Browse Publications Technical Papers 2002-01-2835
2002-10-21

A Physical Solution to Engine Knock 2002-01-2835

This paper describes a new approach to controlling hydrocarbon (HC) fuel combustion in internal combustion (IC) engines. When minute quantities of an ultrahigh molecular weight polymer are introduced into the fuel charge of an IC engine, the fuel becomes viscoelastic. This results in improved combustion efficiency and reduced knock. The polymer achieves this by modifying three physical properties of gasoline molecules: the variable vapor pressures of the fuel constituents, the size of the fuel droplets, and the size distribution of the fuel droplets, whether carbureted or injected. Controlling these physical properties of gasoline has been the greatest challenge to achieving an optimal air/fuel charge to the spark plug at ignition. The polymer provides this control by greatly reducing the population of submicron-size droplets, while reducing the average droplet size, and narrowing the droplet size distribution.
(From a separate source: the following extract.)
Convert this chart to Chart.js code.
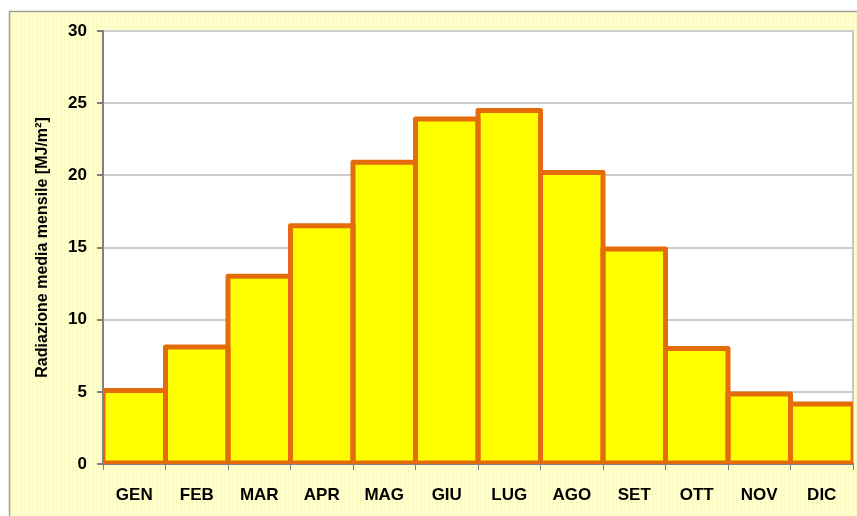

By controlling these variables, the polymer permits a more uniform air/fuel mixture and, thus, more efficient combustion. This, in turn, produces lower overall temperatures, antiknock performance, higher peak pressure, increased torque, greater fuel economy--especially during transients--and a dramatic reduction in harmful emissions. Physical control of the fuel charge is, moreover, more environmentally sound than the chemical solutions to the knock problem that have predominated since the 1920s, when Thomas Midgley discovered the antiknock property of tetraethyl lead [1].